I’ve been enjoying fellow PT blogger Sophia Dembling’s blog about introverts, and it got me thinking of how difficult it can be to live this way in a world of extraverts. Add being highly sensitive to the mixture and you may feel like you want to hide from everything and everybody (partially to avoid trying to explain yourself to others). I’ve found that understanding why I am who I am has helped so much, and has helped me stop trying to fit in.

Here are some of the more challenging aspects I’ve experienced living a highly sensitive introverted life:

1) I’d prefer not to share a hotel room with you

A few years ago, a well-meaning acquaintance suggested we rent a one-room apartment during an extended stay in Europe, though I was already happily ensconced in a cheap but cute hotel.

“We’ll save so much money,” she urged me, “and it’ll be so much fun!”

At first, I said no. I tried to explain that when I don’t have my own space, I get really stressed out.

She laughed and told me I was being ridiculous. We got along so well and had so much in common, how could this not work? She was so convincing, optimistic and insistent that I caved in. After a few days I started to feel a lot less friendly.

As a highly sensitive person who needs to minimize auditory stimuli, I don’t do well when another person likes having TV or loud music on all the time as background noise. I’m extremely sensitive to other people’s moods; when someone is angry, judgmental or irritated, those emotions make me even more uncomfortable. If I don’t have my own space to retreat to and recharge, I’ll eventually have a meltdown.

As an introvert, being around other people drains me (as opposed to extraverts, who gain energy being around other people). That doesn’t mean I don’t like being with others, in fact I love it – but I can only do it for so long before I have to go into my cave and refuel.

Sadly, after that ill-fated stint in Europe, our friendship ended. We never recovered from the tensions of trying to cohabit in that teeny space. I felt particularly sad about it, as I had told her that I didn’t do well sharing a small space.  At the time, I thought that she was right, that I was just a weird, anti-social person. Thankfully, now I know otherwise.

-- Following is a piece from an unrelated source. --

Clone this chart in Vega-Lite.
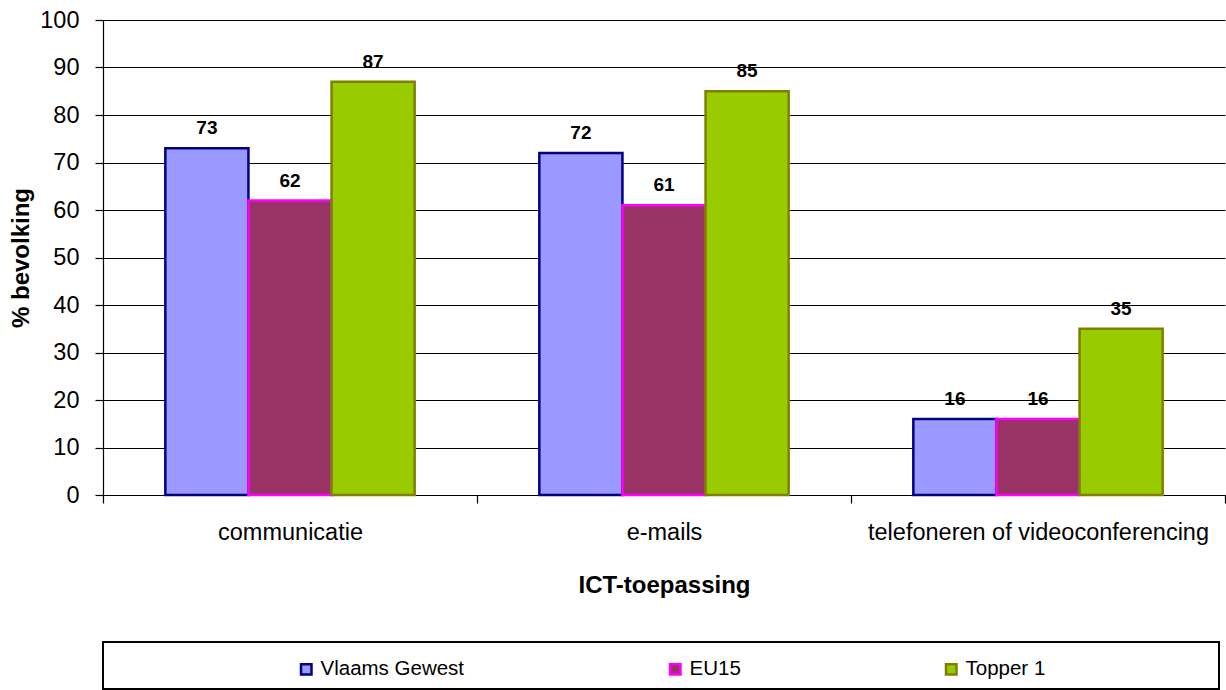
{
  "$schema": "https://vega.github.io/schema/vega-lite/v6.json",
  "padding": {"left": 9, "top": 8, "right": 0, "bottom": 0},
  "autosize": {"type": "pad"},
  "spacing": 147,
  "bounds": "flush",
  "config": {
    "font": "Liberation Sans",
    "view": {"stroke": null},
    "axis": {
      "domainColor": "black",
      "domainWidth": 1.2,
      "tickColor": "black",
      "tickWidth": 1.2,
      "tickSize": 8,
      "labelColor": "black",
      "labelFontSize": 23.5,
      "labelFont": "Liberation Sans",
      "labelLimit": 600,
      "titleColor": "black",
      "titleFontSize": 24,
      "titleFontWeight": "bold",
      "titleFont": "Liberation Sans"
    },
    "text": {"font": "Liberation Sans"}
  },
  "datasets": {
    "pct": [
      {"toepassing": "communicatie", "reeks": "Vlaams Gewest", "pct": 73},
      {"toepassing": "communicatie", "reeks": "EU15", "pct": 62},
      {"toepassing": "communicatie", "reeks": "Topper 1", "pct": 87},
      {"toepassing": "e-mails", "reeks": "Vlaams Gewest", "pct": 72},
      {"toepassing": "e-mails", "reeks": "EU15", "pct": 61},
      {"toepassing": "e-mails", "reeks": "Topper 1", "pct": 85},
      {"toepassing": "telefoneren of videoconferencing", "reeks": "Vlaams Gewest", "pct": 16},
      {"toepassing": "telefoneren of videoconferencing", "reeks": "EU15", "pct": 16},
      {"toepassing": "telefoneren of videoconferencing", "reeks": "Topper 1", "pct": 35}
    ]
  },
  "vconcat": [
    {
      "width": 1122,
      "height": 475,
      "data": {"name": "pct"},
      "encoding": {
        "x": {
          "field": "toepassing",
          "type": "nominal",
          "sort": ["communicatie", "e-mails", "telefoneren of videoconferencing"],
          "scale": {"paddingInner": 0, "paddingOuter": 0},
          "axis": {
            "title": "ICT-toepassing",
            "labelAngle": 0,
            "tickBand": "extent",
            "labelPadding": 17,
            "titlePadding": 30,
            "grid": false
          }
        },
        "xOffset": {
          "field": "reeks",
          "type": "nominal",
          "sort": ["Vlaams Gewest", "EU15", "Topper 1"],
          "scale": {"paddingInner": 0, "paddingOuter": 0.75}
        },
        "y": {
          "field": "pct",
          "type": "quantitative",
          "scale": {"domain": [0, 100]},
          "axis": {
            "title": "% bevolking",
            "values": [0, 10, 20, 30, 40, 50, 60, 70, 80, 90, 100],
            "grid": true,
            "gridColor": "black",
            "gridWidth": 1,
            "gridOpacity": 1,
            "labelPadding": 16,
            "titlePadding": 6
          }
        }
      },
      "layer": [
        {
          "mark": {"type": "bar", "strokeWidth": 2.5},
          "encoding": {
            "fill": {
              "field": "reeks",
              "type": "nominal",
              "sort": ["Vlaams Gewest", "EU15", "Topper 1"],
              "scale": {"domain": ["Vlaams Gewest", "EU15", "Topper 1"], "range": ["#9999FF", "#993366", "#99CC00"]},
              "legend": {
                "title": null,
                "orient": "none",
                "legendX": 193,
                "legendY": 639,
                "direction": "horizontal",
                "symbolType": "square",
                "symbolSize": 110,
                "symbolStrokeWidth": 2.5,
                "labelFontSize": 20.5,
                "labelColor": "black",
                "labelOffset": 4,
                "columnPadding": 200,
                "padding": 0
              }
            },
            "stroke": {
              "field": "reeks",
              "type": "nominal",
              "sort": ["Vlaams Gewest", "EU15", "Topper 1"],
              "scale": {"domain": ["Vlaams Gewest", "EU15", "Topper 1"], "range": ["#000080", "#FF00FF", "#808000"]},
              "legend": {
                "title": null,
                "orient": "none",
                "legendX": 193,
                "legendY": 639,
                "direction": "horizontal",
                "symbolType": "square",
                "symbolSize": 110,
                "symbolStrokeWidth": 2.5,
                "labelFontSize": 20.5,
                "labelColor": "black",
                "labelOffset": 4,
                "columnPadding": 200,
                "padding": 0
              }
            }
          }
        },
        {
          "mark": {"type": "text", "fontWeight": "bold", "fontSize": 19, "baseline": "middle", "dy": -20, "color": "black"},
          "encoding": {"text": {"field": "pct", "type": "quantitative"}}
        }
      ]
    },
    {
      "width": 1116,
      "height": 47,
      "view": {"stroke": "black", "strokeWidth": 2},
      "data": {"values": [{}]},
      "mark": {"type": "point", "opacity": 0},
      "encoding": {}
    }
  ]
}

2) Just because I don’t call doesn’t mean I don’t care

Reading Sophia Dembling’s blog, I was thrilled to discover that introverts almost universally don’t like the phone. All my life people have been complaining that I don’t call them, perceiving my behavior as evidence of lack of affection. I used to feel guilty, but finally realized (with Dembling’s help) that it’s simply that I don’t like being on the phone. The only exception is talking to someone else who I’m so similar to that there’s an effortless endless flow of conversation. I dislike awkward silences or pressure to come up with fascinating conversation topics, even with people I know well. (I’ve come to appreciate since, though, that just because I don’t like something doesn’t mean I can freely avoid it; I’ve trained myself to call people more often as my priority on relationships trumps my  own comfort level)

Email and Facebook are completely different, I love to communicate that way – another characteristic, according to Dembling, which is typical of introverts.

As an HSP, I also pick up all kinds of subtleties in people’s voices or comments that make me uncomfortable if they have personal (negative) significance. This sensitivity works really well when I work as a personal coach over the phone, as I’m able to pick up what’s behind a client’s words and use it to unblock them or help them move forward, but in personal conversations it can be too much information.

3) I don’t want to go to a crowded concert with you, but would love to hang out in a relatively quiet restaurant where we can hear each other speak and can talk about life and other meaningful things

One of my worst memories in recent years was a concert in a large plaza in Cabo. If I’m somewhere that really interests me, e.g. a salsa club where there’s great music and lots of room to dance, or a party filled with friends and people I find highly amusing and interesting, I’ll often be the last person to leave. If I’m just going to an event for the sake of going and there will be tons of strangers and noise, I’d rather stay home and watch a video.

As our group pushed through the sardine-packed throng to get near the stage, I decided to stay by myself near the periphery. I was still surrounded and pushed against by people I couldn’t see over, and felt overwhelmed by smells of beer and smoke (that’s an HSP thing) as unfamiliar eardrum-shattering country music assaulted me. Too much noise, too many smells, too many people. I was on the verge of tears and if I could have walked home, I would have.

I’m a fun person, really I am (just ask my salsa dance buddies from years back) – if I have space, can hear myself talk, and have reasonably fresh air to breathe. People like me don’t want to leave a party because we want to wreck your fun, we’re just totally overwhelmed. My sister’s the same, and she and her husband have learned to go to parties in separate cars.

Let’s go out for a lovely dinner instead – introverts prefer meaningful one on one conversations to large group experiences, and HSPs yearn to connect deeply, discussing rich complex topics.

If any of this reminds you of you, google the words highly sensitive person (HSP) and introvert. You’ll be reassured by what you read, and can finally explain to the world that you’re not weird, you’re just like a significant proportion of the rest of the population – so there!